Output each line exactly as it appears, skipping any embedded picture.
● ● ● ● ● ● ●
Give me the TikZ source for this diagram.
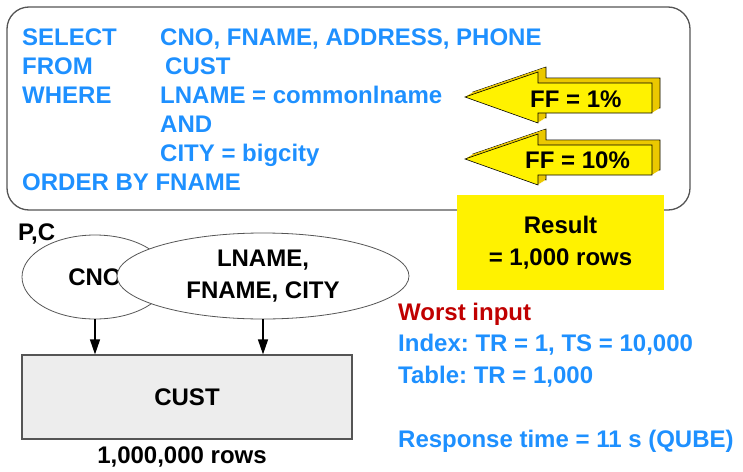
\documentclass[tikz,border=0pt]{standalone}
\usepackage{fontspec}
\setmainfont{Liberation Sans}
\frenchspacing
\usetikzlibrary{shapes.geometric, arrows.meta}
\definecolor{sqlblue}{RGB}{30,144,255}
\definecolor{worstred}{RGB}{192,0,0}
\definecolor{ffside}{RGB}{235,200,0}
\definecolor{boxline}{RGB}{85,85,85}
\tikzset{
  big_font/.style = {font=\fontsize{24}{29}\selectfont\bfseries},
  two_lines/.style = {font=\fontsize{24}{32}\selectfont\bfseries, align=center},
  keep_left/.style = {anchor=base west, inner sep=0},
  keep_middle/.style = {anchor=base, inner sep=0}
}
\tikzset{
  sql/.style = {big_font, keep_left, text=sqlblue},
  query/.style = {draw=boxline, line width=1.3pt, rounded corners=22pt,
      minimum width=683, minimum height=203, inner sep=0},
  result/.style = {two_lines, fill=yellow, minimum width=207, minimum height=95},
  index/.style = {draw=boxline, line width=0.8pt, fill=white, ellipse, inner sep=0},
  table/.style = {big_font, draw=boxline, line width=1.2pt, fill=black!7,
      minimum width=330, minimum height=84},
  ff_front/.style = {fill=yellow, draw=black, line width=0.6pt},
  ff_back/.style = {fill=ffside, draw=black, line width=0.6pt},
  down/.style = {-{Triangle[length=15pt, width=10pt]}, line width=1.2pt}
}
\begin{document}
\begin{tikzpicture}[x=1pt, y=-1pt]
    \useasboundingbox (0,0) rectangle (743,471);

    % Query
    \node[query] (q) at (348.5,108.5) {};
    \node[sql] (k_1) at (22,45) {SELECT};
    \node[sql] (k_2) at (22,74) {FROM};
    \node[sql] (k_3) at (22,103) {WHERE};
    \node[sql] (k_4) at (22,190) {ORDER BY FNAME};
    \node[sql] (c_1) at (160,45) {CNO, FNAME, ADDRESS, PHONE};
    \node[sql] (c_2) at (165,74) {CUST};
    \node[sql] (c_3) at (160,103) {LNAME = commonlname};
    \node[sql] (c_4) at (160,132) {AND};
    \node[sql] (c_5) at (160,161) {CITY = bigcity};

    % Result
    \node[result] (res) at (560.5,242.5) {Result\\= 1,000 rows};

    % Filter factor arrows
    \foreach \y in {0,62} {
        \fill[ff_back, shift={(8,-5)}] (465,97+\y) -- (538,72+\y) -- (538,83+\y)
            -- (652,83+\y) -- (652,113+\y) -- (538,113+\y) -- (538,123+\y) -- cycle;
        \foreach \d in {7,...,1}
            \fill[ffside, shift={(\d,-0.625*\d)}] (465,97+\y) -- (538,72+\y) -- (538,83+\y)
                -- (652,83+\y) -- (652,113+\y) -- (538,113+\y) -- (538,123+\y) -- cycle;
        \filldraw[ff_front] (465,97+\y) -- (538,72+\y) -- (538,83+\y)
            -- (652,83+\y) -- (652,113+\y) -- (538,113+\y) -- (538,123+\y) -- cycle;
    }
    \node[big_font, keep_left] (ff_1) at (530,107) {FF = 1\%};
    \node[big_font, keep_left] (ff_2) at (525,168) {FF = 10\%};

    % Indexes and table
    \node[index, big_font, minimum width=146, minimum height=84] (cno) at (95,277) {CNO};
    \node[index, two_lines, minimum width=292, minimum height=86] (lfc) at (263,276) {LNAME,\\FNAME, CITY};
    \node[big_font, keep_left] (pc) at (18,240) {P,C};
    \node[table] (cust) at (187,397) {CUST};
    \node[big_font, keep_middle] (rows) at (182,463) {1,000,000 rows};

    % Cost
    \node[big_font, keep_left, text=worstred] (w_1) at (398,320) {Worst input};
    \node[sql] (w_2) at (398,351.5) {Index: TR = 1, TS = 10,000};
    \node[sql] (w_3) at (398,383) {Table: TR = 1,000};
    \node[sql] (w_4) at (398,447) {Response time = 11 s (QUBE)};

    % Arrows
    \draw[down] (cno.south) -- (cno.south |- cust.north);
    \draw[down] (lfc.south) -- (lfc.south |- cust.north);
\end{tikzpicture}
\end{document}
● ● ● ● ● ● ●
**WORKED SOLUTION:**
Give me the TikZ source for this diagram.
\documentclass[tikz,border=0pt]{standalone}
\usepackage{fontspec}
\setmainfont{Liberation Sans}
\frenchspacing
\usetikzlibrary{shapes.geometric, arrows.meta}
\definecolor{sqlblue}{RGB}{30,144,255}
\definecolor{worstred}{RGB}{192,0,0}
\definecolor{ffside}{RGB}{235,200,0}
\definecolor{boxline}{RGB}{85,85,85}
\tikzset{
  big_font/.style = {font=\fontsize{24}{29}\selectfont\bfseries},
  two_lines/.style = {font=\fontsize{24}{32}\selectfont\bfseries, align=center},
  keep_left/.style = {anchor=base west, inner sep=0},
  keep_middle/.style = {anchor=base, inner sep=0}
}
\tikzset{
  sql/.style = {big_font, keep_left, text=sqlblue},
  query/.style = {draw=boxline, line width=1.3pt, rounded corners=22pt,
      minimum width=683, minimum height=203, inner sep=0},
  result/.style = {two_lines, fill=yellow, minimum width=207, minimum height=95},
  index/.style = {draw=boxline, line width=0.8pt, fill=white, ellipse, inner sep=0},
  table/.style = {big_font, draw=boxline, line width=1.2pt, fill=black!7,
      minimum width=330, minimum height=84},
  ff_front/.style = {fill=yellow, draw=black, line width=0.6pt},
  ff_back/.style = {fill=ffside, draw=black, line width=0.6pt},
  down/.style = {-{Triangle[length=15pt, width=10pt]}, line width=1.2pt}
}
\begin{document}
\begin{tikzpicture}[x=1pt, y=-1pt]
    \useasboundingbox (0,0) rectangle (743,471);

    % Query
    \node[query] (q) at (348.5,108.5) {};
    \node[sql] (k_1) at (22,45) {SELECT};
    \node[sql] (k_2) at (22,74) {FROM};
    \node[sql] (k_3) at (22,103) {WHERE};
    \node[sql] (k_4) at (22,190) {ORDER BY FNAME};
    \node[sql] (c_1) at (160,45) {CNO, FNAME, ADDRESS, PHONE};
    \node[sql] (c_2) at (165,74) {CUST};
    \node[sql] (c_3) at (160,103) {LNAME = commonlname};
    \node[sql] (c_4) at (160,132) {AND};
    \node[sql] (c_5) at (160,161) {CITY = bigcity};

    % Result
    \node[result] (res) at (560.5,242.5) {Result\\= 1,000 rows};

    % Filter factor arrows
    \foreach \y in {0,62} {
        \fill[ff_back, shift={(8,-5)}] (465,97+\y) -- (538,72+\y) -- (538,83+\y)
            -- (652,83+\y) -- (652,113+\y) -- (538,113+\y) -- (538,123+\y) -- cycle;
        \foreach \d in {7,...,1}
            \fill[ffside, shift={(\d,-0.625*\d)}] (465,97+\y) -- (538,72+\y) -- (538,83+\y)
                -- (652,83+\y) -- (652,113+\y) -- (538,113+\y) -- (538,123+\y) -- cycle;
        \filldraw[ff_front] (465,97+\y) -- (538,72+\y) -- (538,83+\y)
            -- (652,83+\y) -- (652,113+\y) -- (538,113+\y) -- (538,123+\y) -- cycle;
    }
    \node[big_font, keep_left] (ff_1) at (530,107) {FF = 1\%};
    \node[big_font, keep_left] (ff_2) at (525,168) {FF = 10\%};

    % Indexes and table
    \node[index, big_font, minimum width=146, minimum height=84] (cno) at (95,277) {CNO};
    \node[index, two_lines, minimum width=292, minimum height=86] (lfc) at (263,276) {LNAME,\\FNAME, CITY};
    \node[big_font, keep_left] (pc) at (18,240) {P,C};
    \node[table] (cust) at (187,397) {CUST};
    \node[big_font, keep_middle] (rows) at (182,463) {1,000,000 rows};

    % Cost
    \node[big_font, keep_left, text=worstred] (w_1) at (398,320) {Worst input};
    \node[sql] (w_2) at (398,351.5) {Index: TR = 1, TS = 10,000};
    \node[sql] (w_3) at (398,383) {Table: TR = 1,000};
    \node[sql] (w_4) at (398,447) {Response time = 11 s (QUBE)};

    % Arrows
    \draw[down] (cno.south) -- (cno.south |- cust.north);
    \draw[down] (lfc.south) -- (lfc.south |- cust.north);
\end{tikzpicture}
\end{document}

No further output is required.